Üstat Karadavi fetvaların şartlara ve ortama göre değişebileceğini hatırlatarak önemli müçtehit âlimlerin hayatlarından bunun çok bariz örneklerinin olduğunu dile getirdi. En önemli örnek olarak da İmam Şafii’nin içtihatları üzerinde durdu. İmam Şafii’nin Mısır’a geçmeden önceki fetvalarıyla sonraki fetvaları arasında farklılık olduğunu, bu yüzden görüşlerinin “Şafii’nin önceki içtihadı; sonraki içtihadı” diye tasnif edilerek verildiğini vurguladı. İmam Şafii’nin Mısır’a geçtikten sonra sadece fetvalarında değil, aynı zamanda içtihadında da bir metot değişikliği olduğunu ifade etti.
Üstat Karadavi fıkhi mezheplerden söz ederken bu mezheplerin birer medrese olduğunu, günümüz meselelerine çözüm aranırken de işte bu medreselerin getirdiği bakış açısından, görüş zenginliğinden yararlanılması, mezhep taassubuna düşülmemesi gerektiğini belirtti.
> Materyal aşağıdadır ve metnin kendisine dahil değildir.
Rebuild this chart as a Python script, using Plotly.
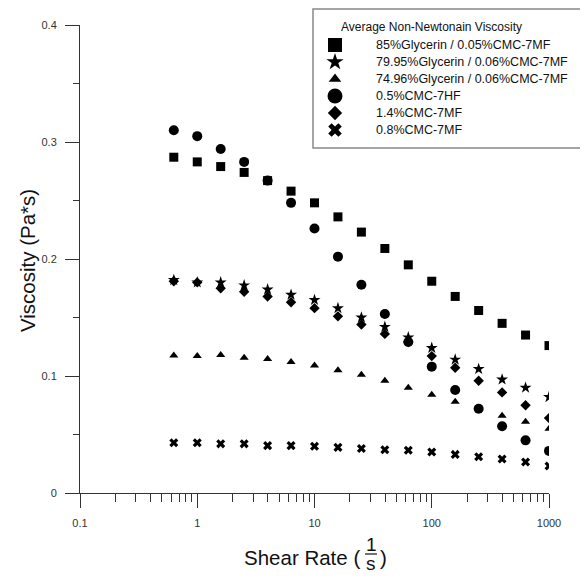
import plotly.graph_objects as go

shear_rate = [0.631, 1.0, 1.585, 2.512, 3.981, 6.31, 10.0, 15.85, 25.12, 39.81,
              63.1, 100.0, 158.5, 251.2, 398.1, 631.0, 1000.0]

glyc85_cmc005 = [0.287, 0.283, 0.279, 0.274, 0.267, 0.258, 0.248, 0.236, 0.223,
                 0.209, 0.195, 0.181, 0.168, 0.156, 0.145, 0.135, 0.126]
glyc7995_cmc006 = [0.182, 0.180, 0.180, 0.1775, 0.174, 0.1695, 0.165, 0.158, 0.150,
                   0.142, 0.133, 0.124, 0.114, 0.106, 0.097, 0.090, 0.082]
glyc7496_cmc006 = [0.1175, 0.117, 0.118, 0.1155, 0.1145, 0.112, 0.109, 0.105, 0.101,
                   0.096, 0.090, 0.084, 0.078, 0.072, 0.066, 0.061, 0.055]
cmc7hf_05 = [0.310, 0.305, 0.294, 0.283, 0.267, 0.248, 0.226, 0.202, 0.178,
             0.153, 0.129, 0.108, 0.088, 0.072, 0.057, 0.045, 0.036]
cmc7mf_14 = [0.181, 0.180, 0.175, 0.172, 0.168, 0.163, 0.158, 0.151, 0.144,
             0.136, 0.129, 0.117, 0.107, 0.096, 0.086, 0.075, 0.064]
cmc7mf_08 = [0.043, 0.043, 0.042, 0.042, 0.0405, 0.0405, 0.040, 0.039, 0.038,
             0.037, 0.0365, 0.035, 0.033, 0.031, 0.029, 0.0265, 0.023]

legend_title = "Average Non-Newtonain Viscosity"
series_names = ["85%Glycerin / 0.05%CMC-7MF", "79.95%Glycerin / 0.06%CMC-7MF",
                "74.96%Glycerin / 0.06%CMC-7MF", "0.5%CMC-7HF", "1.4%CMC-7MF",
                "0.8%CMC-7MF"]
series_values = [glyc85_cmc005, glyc7995_cmc006, glyc7496_cmc006, cmc7hf_05,
                 cmc7mf_14, cmc7mf_08]
symbols = ["square", "star", "triangle-up", "circle", "diamond", "x"]
plot_sizes = [9, 9, 8, 10, 8, 8]
legend_sizes = [14, 13, 11, 15, 11, 12]
legend_rows = [0, 1, 2, 3, 4, 5]

x_tick_vals = [0.1, 1, 10, 100, 1000]
x_tick_text = ["0.1", "1", "10", "100", "1000"]
y_tick_vals = [0, 0.1, 0.2, 0.3, 0.4]
y_tick_text = ["0", "0.1", "0.2", "0.3", "0.4"]
y_minor_vals = [0.05, 0.15, 0.25, 0.35]
y_title = "Viscosity (Pa*s)"

FONT = "Liberation Sans, Arial, sans-serif"
OFF = 8  # page body margin around the figure
W, H = 588 - OFF, 582 - 2 * OFF
# plot area in page pixels: x 80..549, y 25..493
L, T = 80 - OFF, 25 - OFF
R, B = W - (549 - OFF), H - (493 - OFF)
PW, PH = W - L - R, H - T - B


def px(xp):
    return (xp - OFF - L) / PW


def py(yp):
    return (H - B - (yp - OFF)) / PH


fig = go.Figure()

# legend box
fig.add_shape(type="rect", xref="paper", yref="paper", layer="below",
              x0=px(313), x1=px(585), y0=py(148), y1=py(9),
              fillcolor="white", line=dict(color="#888888", width=1.5))

draw_order = [5, 2, 4, 1, 3, 0]
for i in draw_order:
    fig.add_trace(go.Scatter(
        x=shear_rate, y=series_values[i], mode="markers", showlegend=False,
        marker=dict(symbol=symbols[i], size=plot_sizes[i], color="black",
                    line=dict(width=0)),
        name=series_names[i], hoverinfo="x+y+name"))

# legend symbols on a hidden helper axis pair
for i in range(6):
    fig.add_trace(go.Scatter(
        x=[0.5], y=[legend_rows[i]], xaxis="x2", yaxis="y2", mode="markers",
        showlegend=False, hoverinfo="skip", cliponaxis=False,
        marker=dict(symbol=symbols[i], size=legend_sizes[i], color="black",
                    line=dict(width=0))))
    fig.add_annotation(text=series_names[i], xref="paper", yref="y2",
                       x=px(374), y=legend_rows[i], xanchor="left", yanchor="middle",
                       showarrow=False,
                       font=dict(size=12.5, color="#111111", family=FONT))

fig.add_annotation(text=legend_title, xref="paper", yref="paper",
                   x=px(339), y=py(27), xanchor="left", yanchor="middle",
                   showarrow=False, font=dict(size=12, color="#111111", family=FONT))

axis_col = "#333333"
fig.update_layout(
    width=W, height=H,
    margin=dict(l=L, r=R, t=T, b=B, autoexpand=False),
    paper_bgcolor="white", plot_bgcolor="rgba(0,0,0,0)",
    font=dict(family=FONT, color="#222222", size=12),
    showlegend=False,
    xaxis=dict(type="log", range=[-1, 3], tickvals=x_tick_vals, ticktext=x_tick_text,
               showgrid=False, zeroline=False, showline=True, linecolor=axis_col,
               linewidth=1, ticks="outside", ticklen=14, tickcolor=axis_col,
               tickfont=dict(size=11, color="#333333"), ticklabelstandoff=6,
               automargin=False,
               minor=dict(ticks="outside", ticklen=8, tickcolor=axis_col, dtick="D1",
                          showgrid=False)),
    yaxis=dict(range=[0, 0.4], tickvals=y_tick_vals, ticktext=y_tick_text,
               showgrid=False, zeroline=False, showline=True, linecolor=axis_col,
               linewidth=1, ticks="outside", ticklen=14, tickcolor=axis_col,
               tickfont=dict(size=11, color="#333333"), ticklabelstandoff=6,
               automargin=False,
               minor=dict(ticks="outside", ticklen=6, tickcolor=axis_col,
                          tickvals=y_minor_vals, showgrid=False)),
    xaxis2=dict(domain=[px(325), px(345)], range=[0, 1], visible=False,
                anchor="y2", fixedrange=True),
    yaxis2=dict(domain=[py(138.5), py(36.5)], range=[5.5, -0.5], visible=False,
                anchor="x2", fixedrange=True),
)

fig.add_annotation(text=y_title, x=px(27), y=py(261), xref="paper", yref="paper",
                   xanchor="center", yanchor="middle", textangle=-90, showarrow=False,
                   font=dict(size=20.5, color="#111111", family=FONT))

title_font = dict(size=20.5, color="#111111", family=FONT)
frac_font = dict(size=19, color="#111111", family=FONT)
fig.add_annotation(text="Shear Rate (", x=px(362), y=py(557), xref="paper", yref="paper",
                   xanchor="right", yanchor="middle", showarrow=False, font=title_font)
fig.add_annotation(text="1", x=px(371), y=py(544), xref="paper", yref="paper",
                   xanchor="center", yanchor="middle", showarrow=False, font=frac_font)
fig.add_annotation(text="s", x=px(371), y=py(563), xref="paper", yref="paper",
                   xanchor="center", yanchor="middle", showarrow=False, font=frac_font)
fig.add_annotation(text=")", x=px(378), y=py(557), xref="paper", yref="paper",
                   xanchor="left", yanchor="middle", showarrow=False, font=title_font)
fig.add_shape(type="line", xref="paper", yref="paper", x0=px(365), x1=px(377),
              y0=py(554), y1=py(554), line=dict(color="#111111", width=1.2))

fig.write_html("out.html")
Karadavi, temellerde, ilkelerde, itikadî prensiplerde herhangi bir ayrılığın olamayacağını, içtihat farklılıklarının sadece bir bakış açısı olduğunu söyledi.
Üstat Karadavi’nin üzerinde durduğu hususlardan biri de “teysir” idi. Ondan önceki iki konuşmacı da bu mevzu üzerinde durdu ve temel ilkelerin korunması şartıyla teysirin gerekliliğine işaret ettiler. Teysir yani kolaylaştırma en başta Resûlullah (s.a.s.)’ın tavsiyesidir. Amacı da İslâm’ı yaşanılabilir düzeyde tutmaktır. Dolayısıyla vaazda azimete teşvik yapılsa da fetvada toplumun geneline yönelik hükümlerin çerçevesini çizerken teysiri esas almak gerekir. Fakat teysir temel ölçülerin korunması, kırmızıçizgilerin aşılmaması prensibine göre uygulanır. Konuşmacıların teysirden söz ederken dikkat çektikleri husus da buydu.
Üstat Karadavi konuşmasında âlimin konumu ve sergilemesi gereken tutum üzerinde de özellikle durdu. Her dönemde yöneticileri memnun etmek için fetva veren ya da halkı memnun etmeye çalışan âlimler olabildiğini, fakat âlimin en başta Allah’ın rızasını gözetmesi, bu sebeple de fetvalarında her zamanda doğruya ulaşmanın çabası içinde olması gerektiğini vurguladı.